**GOAL:** Return each line of the data below exactly, omitting any pictures.

------------------------

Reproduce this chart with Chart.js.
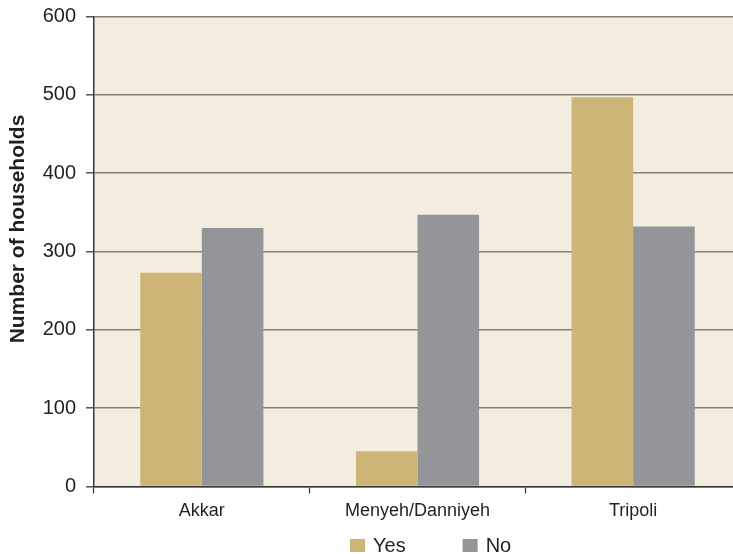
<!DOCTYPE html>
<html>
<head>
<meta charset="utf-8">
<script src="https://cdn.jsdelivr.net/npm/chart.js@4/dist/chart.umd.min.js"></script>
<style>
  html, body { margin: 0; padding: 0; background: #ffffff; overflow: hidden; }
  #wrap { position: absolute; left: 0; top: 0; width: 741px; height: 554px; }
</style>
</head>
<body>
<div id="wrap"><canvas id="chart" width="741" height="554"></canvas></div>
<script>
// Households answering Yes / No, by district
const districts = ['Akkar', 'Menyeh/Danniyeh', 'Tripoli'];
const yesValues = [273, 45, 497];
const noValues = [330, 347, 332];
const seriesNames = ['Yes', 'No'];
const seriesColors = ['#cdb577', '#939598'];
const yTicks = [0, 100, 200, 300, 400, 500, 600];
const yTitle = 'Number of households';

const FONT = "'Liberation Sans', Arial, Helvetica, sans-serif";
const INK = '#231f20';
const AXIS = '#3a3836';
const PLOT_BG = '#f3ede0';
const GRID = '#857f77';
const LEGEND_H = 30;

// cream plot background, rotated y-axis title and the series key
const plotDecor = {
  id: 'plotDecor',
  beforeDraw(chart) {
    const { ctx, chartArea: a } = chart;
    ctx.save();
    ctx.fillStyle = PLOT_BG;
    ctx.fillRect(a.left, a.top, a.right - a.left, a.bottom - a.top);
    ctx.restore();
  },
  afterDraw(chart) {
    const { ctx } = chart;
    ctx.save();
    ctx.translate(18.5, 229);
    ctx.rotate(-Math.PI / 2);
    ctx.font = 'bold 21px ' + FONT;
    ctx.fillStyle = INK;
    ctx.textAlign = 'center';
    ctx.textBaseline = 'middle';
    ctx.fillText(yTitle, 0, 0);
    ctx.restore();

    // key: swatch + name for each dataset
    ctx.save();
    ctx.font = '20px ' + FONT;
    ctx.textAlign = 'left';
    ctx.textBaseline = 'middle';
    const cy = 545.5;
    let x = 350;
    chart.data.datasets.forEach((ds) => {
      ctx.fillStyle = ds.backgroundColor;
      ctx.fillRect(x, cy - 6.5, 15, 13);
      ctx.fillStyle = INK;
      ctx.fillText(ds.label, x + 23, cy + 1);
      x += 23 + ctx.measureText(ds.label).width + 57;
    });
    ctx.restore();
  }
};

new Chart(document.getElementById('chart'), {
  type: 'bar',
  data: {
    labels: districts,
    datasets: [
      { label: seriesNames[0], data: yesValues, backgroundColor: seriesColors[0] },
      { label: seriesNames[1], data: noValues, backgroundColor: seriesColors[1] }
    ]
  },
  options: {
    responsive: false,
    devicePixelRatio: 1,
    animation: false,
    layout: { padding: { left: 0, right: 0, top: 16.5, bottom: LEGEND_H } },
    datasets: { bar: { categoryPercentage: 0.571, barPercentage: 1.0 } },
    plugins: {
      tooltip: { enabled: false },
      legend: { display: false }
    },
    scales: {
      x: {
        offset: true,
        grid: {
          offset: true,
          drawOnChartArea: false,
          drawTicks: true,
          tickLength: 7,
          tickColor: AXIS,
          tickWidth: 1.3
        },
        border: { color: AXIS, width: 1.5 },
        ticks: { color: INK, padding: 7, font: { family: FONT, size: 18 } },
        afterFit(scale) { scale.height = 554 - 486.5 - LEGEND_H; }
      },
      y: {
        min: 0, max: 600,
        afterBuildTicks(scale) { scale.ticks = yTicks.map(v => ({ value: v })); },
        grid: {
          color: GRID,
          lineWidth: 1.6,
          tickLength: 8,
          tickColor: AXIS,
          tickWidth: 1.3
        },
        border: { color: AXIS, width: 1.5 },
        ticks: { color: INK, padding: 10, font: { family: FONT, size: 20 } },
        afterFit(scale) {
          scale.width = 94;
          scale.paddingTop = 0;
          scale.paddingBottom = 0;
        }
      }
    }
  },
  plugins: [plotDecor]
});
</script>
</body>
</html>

------------------------

**SOLUTION:**
Reproduce this chart with Chart.js.
<!DOCTYPE html>
<html>
<head>
<meta charset="utf-8">
<script src="https://cdn.jsdelivr.net/npm/chart.js@4/dist/chart.umd.min.js"></script>
<style>
  html, body { margin: 0; padding: 0; background: #ffffff; overflow: hidden; }
  #wrap { position: absolute; left: 0; top: 0; width: 741px; height: 554px; }
</style>
</head>
<body>
<div id="wrap"><canvas id="chart" width="741" height="554"></canvas></div>
<script>
// Households answering Yes / No, by district
const districts = ['Akkar', 'Menyeh/Danniyeh', 'Tripoli'];
const yesValues = [273, 45, 497];
const noValues = [330, 347, 332];
const seriesNames = ['Yes', 'No'];
const seriesColors = ['#cdb577', '#939598'];
const yTicks = [0, 100, 200, 300, 400, 500, 600];
const yTitle = 'Number of households';

const FONT = "'Liberation Sans', Arial, Helvetica, sans-serif";
const INK = '#231f20';
const AXIS = '#3a3836';
const PLOT_BG = '#f3ede0';
const GRID = '#857f77';
const LEGEND_H = 30;

// cream plot background, rotated y-axis title and the series key
const plotDecor = {
  id: 'plotDecor',
  beforeDraw(chart) {
    const { ctx, chartArea: a } = chart;
    ctx.save();
    ctx.fillStyle = PLOT_BG;
    ctx.fillRect(a.left, a.top, a.right - a.left, a.bottom - a.top);
    ctx.restore();
  },
  afterDraw(chart) {
    const { ctx } = chart;
    ctx.save();
    ctx.translate(18.5, 229);
    ctx.rotate(-Math.PI / 2);
    ctx.font = 'bold 21px ' + FONT;
    ctx.fillStyle = INK;
    ctx.textAlign = 'center';
    ctx.textBaseline = 'middle';
    ctx.fillText(yTitle, 0, 0);
    ctx.restore();

    // key: swatch + name for each dataset
    ctx.save();
    ctx.font = '20px ' + FONT;
    ctx.textAlign = 'left';
    ctx.textBaseline = 'middle';
    const cy = 545.5;
    let x = 350;
    chart.data.datasets.forEach((ds) => {
      ctx.fillStyle = ds.backgroundColor;
      ctx.fillRect(x, cy - 6.5, 15, 13);
      ctx.fillStyle = INK;
      ctx.fillText(ds.label, x + 23, cy + 1);
      x += 23 + ctx.measureText(ds.label).width + 57;
    });
    ctx.restore();
  }
};

new Chart(document.getElementById('chart'), {
  type: 'bar',
  data: {
    labels: districts,
    datasets: [
      { label: seriesNames[0], data: yesValues, backgroundColor: seriesColors[0] },
      { label: seriesNames[1], data: noValues, backgroundColor: seriesColors[1] }
    ]
  },
  options: {
    responsive: false,
    devicePixelRatio: 1,
    animation: false,
    layout: { padding: { left: 0, right: 0, top: 16.5, bottom: LEGEND_H } },
    datasets: { bar: { categoryPercentage: 0.571, barPercentage: 1.0 } },
    plugins: {
      tooltip: { enabled: false },
      legend: { display: false }
    },
    scales: {
      x: {
        offset: true,
        grid: {
          offset: true,
          drawOnChartArea: false,
          drawTicks: true,
          tickLength: 7,
          tickColor: AXIS,
          tickWidth: 1.3
        },
        border: { color: AXIS, width: 1.5 },
        ticks: { color: INK, padding: 7, font: { family: FONT, size: 18 } },
        afterFit(scale) { scale.height = 554 - 486.5 - LEGEND_H; }
      },
      y: {
        min: 0, max: 600,
        afterBuildTicks(scale) { scale.ticks = yTicks.map(v => ({ value: v })); },
        grid: {
          color: GRID,
          lineWidth: 1.6,
          tickLength: 8,
          tickColor: AXIS,
          tickWidth: 1.3
        },
        border: { color: AXIS, width: 1.5 },
        ticks: { color: INK, padding: 10, font: { family: FONT, size: 20 } },
        afterFit(scale) {
          scale.width = 94;
          scale.paddingTop = 0;
          scale.paddingBottom = 0;
        }
      }
    }
  },
  plugins: [plotDecor]
});
</script>
</body>
</html>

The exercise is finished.